La giurisprudenza di legittimità si è espressa a tal proposito con riferimento all’acquisto di un bene immobile da parte di un convivente con denaro proprio. La Suprema Corte ha riconosciuto il diritto di costui a riottenere le somme versate per detto acquisto, una volta cessata la convivenza (Cass. Civ. n. 18632/2015).
Si è poi riconosciuto il diritto al convivente, che ha versato del capitale in favore dell’altro convivente per la ristrutturazione di un immobile, di intentare azione ex art. 2041 c.c.

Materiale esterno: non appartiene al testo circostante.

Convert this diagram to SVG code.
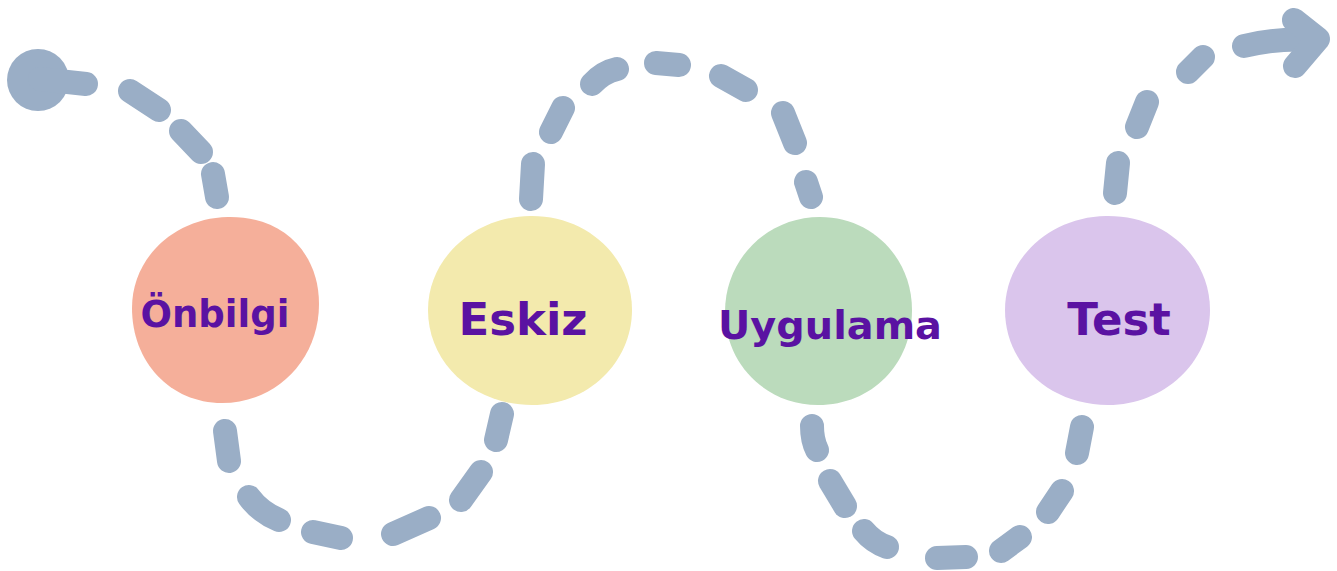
<svg xmlns="http://www.w3.org/2000/svg" width="1337" height="571" viewBox="0 0 1337 571">
  <style>
    .dash { fill: none; stroke: #9AAEC6; stroke-width: 24; stroke-linecap: round; stroke-linejoin: round; }
    .label { font-family: "DejaVu Sans", "Liberation Sans", sans-serif; font-weight: bold; fill: #5A12A2; text-anchor: middle; }
  </style>
  <rect width="1337" height="571" fill="#FFFFFF"/>

  <!-- dashed path connecting the four stages -->
  <g id="connectors">
    <circle cx="38" cy="80" r="31" fill="#9AAEC6"/>
    <line class="dash" x1="40" y1="79" x2="86" y2="84"/>
    <line class="dash" x1="130" y1="91" x2="159" y2="110"/>
    <line class="dash" x1="181" y1="131" x2="201" y2="152"/>
    <line class="dash" x1="213" y1="174" x2="217" y2="197"/>

    <line class="dash" x1="225" y1="431" x2="229" y2="461"/>
    <path class="dash" d="M249,497 Q260,512 279,520"/>
    <line class="dash" x1="313" y1="532" x2="341" y2="538"/>
    <line class="dash" x1="393" y1="534" x2="429" y2="518"/>
    <line class="dash" x1="461" y1="500" x2="481" y2="472"/>
    <line class="dash" x1="496" y1="440" x2="502" y2="414"/>

    <line class="dash" x1="531" y1="199" x2="533" y2="164"/>
    <line class="dash" x1="551" y1="132" x2="563" y2="108"/>
    <path class="dash" d="M592,84 Q603,72 617,69"/>
    <line class="dash" x1="656" y1="63" x2="679" y2="65"/>
    <line class="dash" x1="721" y1="76" x2="746" y2="90"/>
    <line class="dash" x1="783" y1="113" x2="795" y2="143"/>
    <line class="dash" x1="806" y1="182" x2="811" y2="197"/>

    <path class="dash" d="M812,426 Q812,440 817,450"/>
    <line class="dash" x1="830" y1="481" x2="845" y2="506"/>
    <path class="dash" d="M864,531 Q873,542 887,547"/>
    <line class="dash" x1="937" y1="558" x2="966" y2="557"/>
    <line class="dash" x1="1001" y1="551" x2="1020" y2="537"/>
    <line class="dash" x1="1048" y1="512" x2="1062" y2="491"/>
    <line class="dash" x1="1077" y1="453" x2="1082" y2="427"/>

    <line class="dash" x1="1115" y1="193" x2="1118" y2="163"/>
    <line class="dash" x1="1137" y1="127" x2="1147" y2="102"/>
    <line class="dash" x1="1188" y1="72" x2="1203" y2="57"/>
    <path class="dash" d="M1244,46 Q1275,38 1314,40"/>
    <polyline class="dash" points="1294,20 1318,39 1295,66"/>
  </g>

  <g id="node-onbilgi">
    <path d="M228,217 C282,216 319,252 319,304 C319,360 276,403 222,403 C170,403 132,362 132,308 C132,258 174,218 228,217 Z" fill="#F5AF9A"/>
    <text class="label" x="215" y="327" font-size="37">Önbilgi</text>
  </g>

  <g id="node-eskiz">
    <path d="M530,216 C586,215 632,256 632,310 C632,362 588,405 532,405 C474,405 428,364 428,310 C428,258 474,217 530,216 Z" fill="#F3EAAD"/>
    <text class="label" x="523" y="335" font-size="45">Eskiz</text>
  </g>

  <g id="node-uygulama">
    <path d="M820,217 C872,217 912,258 912,310 C912,364 872,405 818,405 C766,405 725,364 725,312 C725,258 768,217 820,217 Z" fill="#BBDBBC"/>
    <text class="label" x="830" y="339" font-size="39" textLength="224" lengthAdjust="spacingAndGlyphs">Uygulama</text>
  </g>

  <g id="node-test">
    <path d="M1106,216 C1164,215 1210,256 1210,310 C1210,362 1164,405 1108,405 C1050,405 1005,364 1005,310 C1005,258 1050,217 1106,216 Z" fill="#DAC5EC"/>
    <text class="label" x="1119" y="335" font-size="45">Test</text>
  </g>
</svg>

Gli esborsi effettuati non rappresentano, difatti, adempimento ai doveri di assistenza posto che si tratta di opere che sono volte a migliorare il valore di un bene di proprietà e non sono strumentali alle concrete esigenze della coppia. E’ quanto hanno statuito i giudici del Tribunale di Treviso, con la sentenza n. 258/2015.
Quanto infine all’acquisto di beni mobili da parte di uno soltanto dei conviventi, è determinante la sentenza della Corte di Cassazione datata 30.11.2011, n. 25554, la quale, oltre a ribadire i concetti sopra delineati, riconosce la proponibilità, da parte del convivente che ha versato delle somme per l’acquisto di detti beni, dell’azione di arricchimento ingiustificato.
Detto riconoscimento presume che l’altro convivente abbia goduto, senza alcun titolo, del possesso di detti beni, rimasti in proprietà del coniuge che li ha acquistati, posto che il rapporto di convivenza non è mai iniziato.
Alla luce di tutto quanto sopra detto, appare evidente che, nell’ambito della convivenza more uxorio, l’azione di arricchimento senza giusta causa può certo essere intentata dal convivente che ha effettuato prestazioni in favore dell’altro, purché dette prestazioni non consistano nel semplice adempimento delle obbligazioni nascenti dal rapporto di convivenza e, dunque, non siano volte a soddisfare esigenze familiari concrete, ed inoltre superino i limiti di proporzionalità e di adeguatezza.